La vera causa di tutto, anche in quelle regioni in cui la forza politica non
è regalata dalla storia (nel nord Italia negli ultimi 50 anni ci sono
stati vari avvicendamenti), il problema ha un solo nome: legalità. E
non si era ancora raffreddata la poltrona lasciata vuota da Del Bono a Bologna
che i milanesi venivano presi con le mani nella marmellata. Più tutto
il resto di schifezze degli ultimi tempi che fanno quasi rimpiangere tangentopoli.
La legalità repelle.
Il Consiglio d'Europa ha stabilito che per considerare le elezioni corrette
e democratiche "gli elementi fondamentali del diritto elettorale non devono
essere modificate nell'anno che precede le elezioni". Da noi i cambi di
legge dell'ultimo minuto fatte a uso dei partiti maggiori sono la regola da
anni (politiche 2006, europee 2009, regionali 2010, queste ultime in modo scandaloso
per alcune regioni).
E che dire di mamma Rai?
Il regolamento per le regionali, approvato col voto dei radicali, stabilisce
soltanto che le trasmissioni di maggiore ascolto non potranno invitare solo
chi vogliono loro, dando più spazi a un partito/leader o a un altro a
seconda dell'orientamento di ciascuna, il motivo per cui finora sono state condannate
in ogni campagna elettorale, per decine di volte.

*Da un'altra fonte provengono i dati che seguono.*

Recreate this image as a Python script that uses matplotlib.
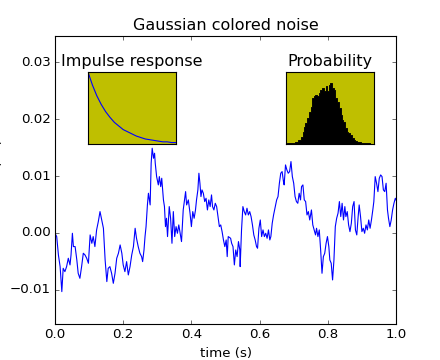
import numpy as np
import matplotlib
matplotlib.use("Agg")
import matplotlib.pyplot as plt

plt.style.use("classic")

# ---- main series (time in s, current in 1e-3 units) ----
time_s = [
    0.000, 0.005, 0.010, 0.015, 0.020, 0.024, 0.029, 0.034, 0.039, 0.044, 0.047, 0.051,
    0.054, 0.059, 0.064, 0.068, 0.073, 0.078, 0.083, 0.088, 0.093, 0.098, 0.103, 0.108,
    0.112, 0.117, 0.122, 0.127, 0.132, 0.137, 0.142, 0.147, 0.152, 0.156, 0.161, 0.166,
    0.171, 0.176, 0.181, 0.186, 0.191, 0.196, 0.200, 0.205, 0.210, 0.215, 0.220, 0.225,
    0.230, 0.235, 0.239, 0.244, 0.249,
    0.254, 0.257, 0.261, 0.264, 0.267, 0.271, 0.274, 0.279, 0.282, 0.285, 0.289, 0.292,
    0.294, 0.298, 0.303, 0.306, 0.310, 0.313, 0.318, 0.321, 0.324, 0.327, 0.330, 0.335,
    0.339, 0.343, 0.347, 0.351, 0.355, 0.359, 0.363, 0.367, 0.371, 0.376, 0.380, 0.383,
    0.386, 0.391, 0.396, 0.400, 0.404, 0.408, 0.412, 0.415, 0.419, 0.422, 0.425, 0.428,
    0.431, 0.435, 0.439, 0.443, 0.447, 0.451, 0.455, 0.459, 0.462, 0.466, 0.470, 0.474,
    0.478, 0.482, 0.486, 0.490, 0.494, 0.498, 0.502, 0.505, 0.508,
    0.515, 0.518, 0.522, 0.526, 0.530, 0.534, 0.538, 0.542, 0.543, 0.547, 0.551, 0.555,
    0.559, 0.563, 0.567, 0.571, 0.575, 0.579, 0.583, 0.587, 0.591, 0.594, 0.598, 0.602,
    0.606, 0.610, 0.614, 0.618, 0.622, 0.626, 0.630, 0.633, 0.637, 0.641, 0.645, 0.650,
    0.654, 0.658, 0.662, 0.666, 0.670, 0.672, 0.676, 0.680, 0.684, 0.688, 0.692, 0.696,
    0.700, 0.704, 0.708, 0.712, 0.716, 0.720, 0.723, 0.727, 0.731, 0.735, 0.739, 0.743,
    0.747, 0.752,
    0.756, 0.760, 0.764, 0.767, 0.771, 0.775, 0.779, 0.783, 0.787, 0.791, 0.795, 0.799,
    0.803, 0.806, 0.810, 0.814, 0.818, 0.822, 0.826, 0.830, 0.834, 0.838, 0.842, 0.846,
    0.850, 0.853, 0.857, 0.861, 0.865, 0.869, 0.873, 0.877, 0.881, 0.885, 0.889, 0.892,
    0.896, 0.900, 0.904, 0.908, 0.912, 0.916, 0.920, 0.924, 0.928, 0.932, 0.935, 0.939,
    0.943, 0.947, 0.951, 0.955, 0.959, 0.963, 0.967, 0.971, 0.975, 0.978, 0.982, 0.986,
    0.990, 0.994, 0.998, 1.000,
]
current_milli = [
    -0.06, -0.64, -3.87, -5.92, -10.31, -6.21, -6.80, -5.92, -4.45, -5.62, -3.87, -0.06,
    -2.40, -2.40, -4.75, -7.09, -7.97, -5.92, -3.57, -3.87, -4.45, -5.33, -0.35, -1.82,
    -0.64, -2.40, 0.53, 1.99, 3.75, 2.28, 0.82, -4.75, -8.55, -6.21, -5.92, -7.09,
    -8.85, -7.09, -4.45, -3.57, -2.11, -3.57, -5.62, -6.80, -5.04, -7.38, -5.92, -3.87,
    -2.40, 0.82, -0.94, -2.40, -3.57,
    -4.16, -5.04, -2.99, -0.64, 1.11, 4.92, 6.97, 4.92, 12.24, 14.88, 13.12, 14.00,
    12.24, 9.90, 8.44, 9.90, 8.14, 9.61, 5.80, 4.63, 1.11, 2.58, -0.64, 4.63,
    2.58, -1.82, 3.75, -0.64, 1.11, -0.06, 1.41, -0.06, -1.52, 4.04, 5.80, 7.26,
    4.92, 5.80, 3.46, 1.11, 3.75, 2.58, 4.04, 5.80, 7.56, 10.49, 8.73, 6.39,
    7.56, 6.97, 5.51, 6.09, 4.04, 5.80, 4.63, 6.68, 4.63, 4.04, 5.21, 4.63,
    2.87, 1.11, 1.41, 0.23, -1.23, -2.40, -1.23, -4.16, -0.64,
    -0.94, -1.82, -2.40, -5.62, -2.99, -4.16, -1.52, -2.99, -5.92, 0.53, 4.63, 3.75,
    3.16, 4.34, 3.16, 3.75, 2.87, 1.41, -0.35, -1.23, -2.40, -2.69, 0.82, 2.28,
    -0.64, 0.53, -0.64, -0.06, -0.94, 0.53, -1.23, -0.64, 1.70, 3.16, 4.34, 5.80,
    6.39, 8.73, 10.49, 10.78, 9.02, 8.44, 11.95, 11.07, 10.49, 10.78, 12.54, 9.90,
    8.73, 6.39, 5.51, 5.21, 6.97, 5.80, 8.14, 8.44, 5.80, 5.51, 3.16, 3.75,
    2.28, 4.04,
    1.41, 0.53, -0.35, 0.82, -0.64, 0.53, -2.99, -7.09, -4.16, -3.57, -1.82, -0.64,
    -2.40, -4.75, -5.33, -8.26, -4.75, 1.11, 2.58, 3.46, 5.51, 2.87, 5.21, 2.28,
    4.63, 2.87, 3.75, 1.41, 0.23, 1.70, 4.63, 5.51, 0.53, -0.35, 2.87, 4.92,
    2.87, 0.23, 0.82, -0.06, 1.41, 0.53, 2.28, 0.82, 2.28, 4.04, 5.51, 9.90,
    8.73, 7.26, 9.61, 10.19, 9.90, 7.56, 7.26, 8.73, 4.04, 2.58, 1.11, 2.28,
    4.04, 5.21, 6.09, 5.80,
]

# ---- impulse response inset ----
impulse_t = [0.00, 0.01, 0.02, 0.03, 0.04, 0.05, 0.06, 0.07, 0.08, 0.09, 0.10,
             0.11, 0.12, 0.13, 0.14, 0.15, 0.16, 0.17, 0.18, 0.19, 0.20]
impulse_r = [1.00, 0.82, 0.67, 0.55, 0.45, 0.37, 0.30, 0.25, 0.20, 0.17, 0.14,
             0.11, 0.09, 0.07, 0.06, 0.05, 0.04, 0.03, 0.03, 0.02, 0.02]

# ---- probability inset (histogram bin centres, relative density) ----
hist_centers = [0.01, 0.05, 0.08, 0.12, 0.16, 0.18, 0.20, 0.21, 0.23, 0.25, 0.27,
                0.29, 0.31, 0.33, 0.34, 0.36, 0.38, 0.40, 0.42, 0.44, 0.46, 0.48,
                0.49, 0.51, 0.53, 0.55, 0.57, 0.59, 0.61, 0.63, 0.64, 0.66, 0.68,
                0.70, 0.72, 0.74, 0.76, 0.78, 0.79, 0.83, 0.87, 0.91, 0.94, 0.98]
hist_density = [0.01, 0.02, 0.02, 0.03, 0.06, 0.10, 0.17, 0.24, 0.29, 0.36, 0.45,
                0.52, 0.64, 0.66, 0.68, 0.66, 0.71, 0.75, 0.78, 0.74, 0.80, 0.73,
                0.82, 0.85, 0.78, 0.75, 0.64, 0.59, 0.50, 0.40, 0.33, 0.31, 0.22,
                0.17, 0.15, 0.13, 0.08, 0.06, 0.04, 0.03, 0.02, 0.01, 0.01, 0.00]

fig = plt.figure(figsize=(5.5, 4.5), dpi=80, facecolor="white")
ax = fig.add_subplot(111)
ax.plot(time_s, np.array(current_milli) * 1e-3, color="b", linewidth=1.0)
ax.set_xlim(0, 1)
ax.set_ylim(-0.016, 0.0346)
ax.set_yticks([-0.01, 0.0, 0.01, 0.02, 0.03])
ax.set_xlabel("time (s)")
ax.set_ylabel("current (nA)")
ax.set_title("Gaussian colored noise")

a1 = fig.add_axes([0.65, 0.6, 0.2, 0.2], facecolor="y")
a1.fill_between(hist_centers, hist_density, 0, step="mid", color="k", linewidth=0.8)
a1.set_xlim(0, 1)
a1.set_ylim(0, 1)
a1.set_title("Probability")
a1.set_xticks([])
a1.set_yticks([])

a2 = fig.add_axes([0.2, 0.6, 0.2, 0.2], facecolor="y")
a2.plot(impulse_t, impulse_r, color="b")
a2.set_title("Impulse response")
a2.set_xlim(0, 0.2)
a2.set_ylim(0, 1)
a2.set_xticks([])
a2.set_yticks([])

fig.savefig("out.png", dpi=80, facecolor="white")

E' uno scandalo chiedere che
Vespa, Santoro e Floris per un mese facciano vera informazione? Per chiedere
la legalità in Italia è ancora necessario ricorrere a scioperi
della fame e della sete e a essere presi per pazzi fanatici.
Dopotutto, quando la partitocrazia si è abituata a fare bene una cosa,
anche se quella sbagliata, e si sguazza in un sistema tanto corrotto quanto
passivamente accettato, dopo cento volte ti convinci che la cosa sbagliata sia
quella giusta e onesta. Come insegnano tutte le buone scuole di regime.